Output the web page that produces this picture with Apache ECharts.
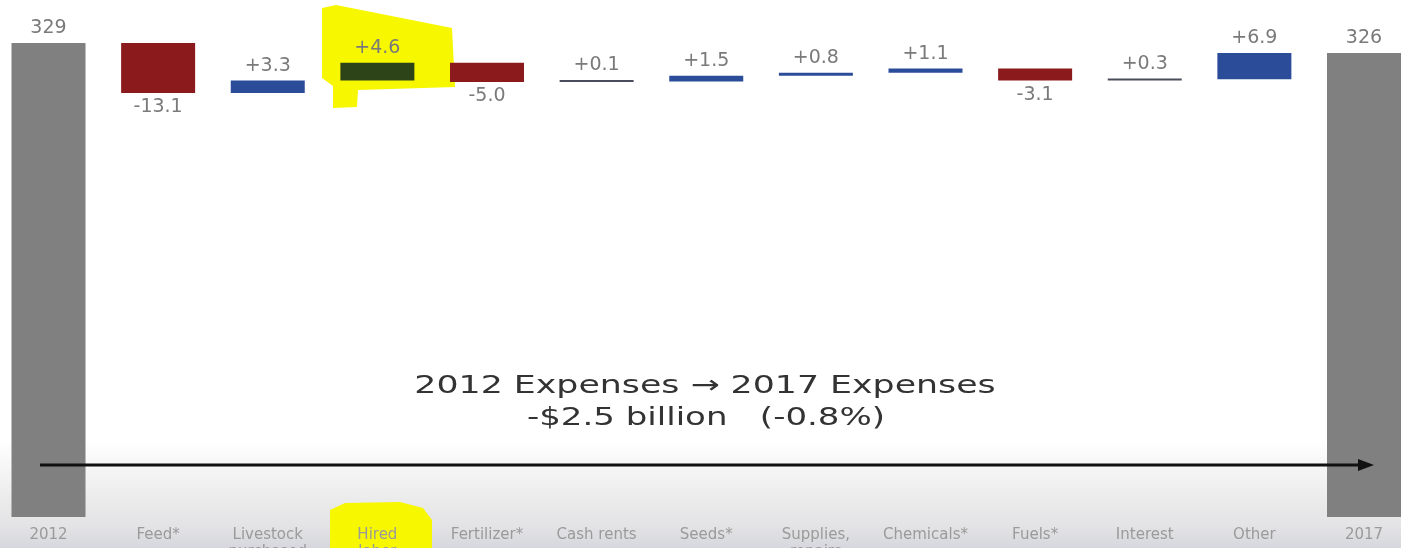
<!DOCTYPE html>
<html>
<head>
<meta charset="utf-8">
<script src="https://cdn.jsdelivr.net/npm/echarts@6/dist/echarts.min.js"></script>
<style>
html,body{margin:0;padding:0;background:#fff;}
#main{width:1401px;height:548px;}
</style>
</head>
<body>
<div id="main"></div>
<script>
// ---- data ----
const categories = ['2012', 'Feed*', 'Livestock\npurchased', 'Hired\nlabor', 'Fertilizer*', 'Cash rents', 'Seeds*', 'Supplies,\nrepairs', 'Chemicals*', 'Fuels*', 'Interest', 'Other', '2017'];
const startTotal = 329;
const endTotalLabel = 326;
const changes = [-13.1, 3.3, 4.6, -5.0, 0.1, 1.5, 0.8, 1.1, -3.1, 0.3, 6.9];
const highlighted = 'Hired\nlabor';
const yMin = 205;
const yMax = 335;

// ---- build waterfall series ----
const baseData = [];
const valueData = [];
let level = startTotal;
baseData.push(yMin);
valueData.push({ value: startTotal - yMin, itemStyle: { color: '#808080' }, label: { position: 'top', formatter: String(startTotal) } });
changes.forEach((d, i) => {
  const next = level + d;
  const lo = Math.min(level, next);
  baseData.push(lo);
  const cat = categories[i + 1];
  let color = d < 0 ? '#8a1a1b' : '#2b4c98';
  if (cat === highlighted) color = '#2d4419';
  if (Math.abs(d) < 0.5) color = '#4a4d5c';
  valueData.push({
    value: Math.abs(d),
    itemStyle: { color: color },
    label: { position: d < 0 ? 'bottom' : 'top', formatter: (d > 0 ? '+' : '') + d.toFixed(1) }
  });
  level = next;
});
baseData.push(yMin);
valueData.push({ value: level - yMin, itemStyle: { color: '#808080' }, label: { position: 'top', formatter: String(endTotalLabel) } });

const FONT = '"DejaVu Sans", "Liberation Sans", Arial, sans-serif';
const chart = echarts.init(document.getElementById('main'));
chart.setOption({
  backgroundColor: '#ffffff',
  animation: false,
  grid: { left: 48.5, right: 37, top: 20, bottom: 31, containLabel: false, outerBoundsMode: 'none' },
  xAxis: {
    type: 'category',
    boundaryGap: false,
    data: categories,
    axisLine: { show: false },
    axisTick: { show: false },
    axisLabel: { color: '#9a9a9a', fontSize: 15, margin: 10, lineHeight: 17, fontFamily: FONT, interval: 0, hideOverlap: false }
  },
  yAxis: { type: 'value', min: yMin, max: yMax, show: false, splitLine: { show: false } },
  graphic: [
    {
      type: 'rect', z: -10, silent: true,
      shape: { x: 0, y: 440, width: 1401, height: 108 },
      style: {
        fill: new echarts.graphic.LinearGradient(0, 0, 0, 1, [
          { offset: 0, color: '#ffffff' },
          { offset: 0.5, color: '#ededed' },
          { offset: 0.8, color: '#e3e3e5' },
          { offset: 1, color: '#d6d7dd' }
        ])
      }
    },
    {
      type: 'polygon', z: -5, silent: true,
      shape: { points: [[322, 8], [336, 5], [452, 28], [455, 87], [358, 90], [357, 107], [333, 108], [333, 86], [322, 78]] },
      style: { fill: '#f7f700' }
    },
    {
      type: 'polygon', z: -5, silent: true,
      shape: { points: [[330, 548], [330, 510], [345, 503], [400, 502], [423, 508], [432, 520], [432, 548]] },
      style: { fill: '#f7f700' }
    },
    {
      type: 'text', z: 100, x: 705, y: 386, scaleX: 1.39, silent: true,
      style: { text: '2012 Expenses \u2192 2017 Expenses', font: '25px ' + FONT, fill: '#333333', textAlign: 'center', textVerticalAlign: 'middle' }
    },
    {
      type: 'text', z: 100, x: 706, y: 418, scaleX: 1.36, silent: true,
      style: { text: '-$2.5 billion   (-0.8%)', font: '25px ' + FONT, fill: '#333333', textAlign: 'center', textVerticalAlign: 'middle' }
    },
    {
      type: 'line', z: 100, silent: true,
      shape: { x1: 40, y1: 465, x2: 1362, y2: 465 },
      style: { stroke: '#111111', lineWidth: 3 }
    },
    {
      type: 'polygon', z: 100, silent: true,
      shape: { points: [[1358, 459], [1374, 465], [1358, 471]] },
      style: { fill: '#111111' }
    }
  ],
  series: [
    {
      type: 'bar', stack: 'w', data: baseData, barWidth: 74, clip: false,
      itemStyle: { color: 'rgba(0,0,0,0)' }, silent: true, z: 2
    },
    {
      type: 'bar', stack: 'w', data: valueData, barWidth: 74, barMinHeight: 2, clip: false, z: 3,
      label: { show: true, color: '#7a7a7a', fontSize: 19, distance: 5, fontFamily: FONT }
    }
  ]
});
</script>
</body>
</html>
-*-*-
- Short exercise
Give back exactly the lines from the first line of the data through the line with "position: 'top', formatter: String(endTotalLabel)", pictures excluded.

- Answer to this task
Output the web page that produces this picture with Apache ECharts.
<!DOCTYPE html>
<html>
<head>
<meta charset="utf-8">
<script src="https://cdn.jsdelivr.net/npm/echarts@6/dist/echarts.min.js"></script>
<style>
html,body{margin:0;padding:0;background:#fff;}
#main{width:1401px;height:548px;}
</style>
</head>
<body>
<div id="main"></div>
<script>
// ---- data ----
const categories = ['2012', 'Feed*', 'Livestock\npurchased', 'Hired\nlabor', 'Fertilizer*', 'Cash rents', 'Seeds*', 'Supplies,\nrepairs', 'Chemicals*', 'Fuels*', 'Interest', 'Other', '2017'];
const startTotal = 329;
const endTotalLabel = 326;
const changes = [-13.1, 3.3, 4.6, -5.0, 0.1, 1.5, 0.8, 1.1, -3.1, 0.3, 6.9];
const highlighted = 'Hired\nlabor';
const yMin = 205;
const yMax = 335;

// ---- build waterfall series ----
const baseData = [];
const valueData = [];
let level = startTotal;
baseData.push(yMin);
valueData.push({ value: startTotal - yMin, itemStyle: { color: '#808080' }, label: { position: 'top', formatter: String(startTotal) } });
changes.forEach((d, i) => {
  const next = level + d;
  const lo = Math.min(level, next);
  baseData.push(lo);
  const cat = categories[i + 1];
  let color = d < 0 ? '#8a1a1b' : '#2b4c98';
  if (cat === highlighted) color = '#2d4419';
  if (Math.abs(d) < 0.5) color = '#4a4d5c';
  valueData.push({
    value: Math.abs(d),
    itemStyle: { color: color },
    label: { position: d < 0 ? 'bottom' : 'top', formatter: (d > 0 ? '+' : '') + d.toFixed(1) }
  });
  level = next;
});
baseData.push(yMin);
valueData.push({ value: level - yMin, itemStyle: { color: '#808080' }, label: { position: 'top', formatter: String(endTotalLabel) } });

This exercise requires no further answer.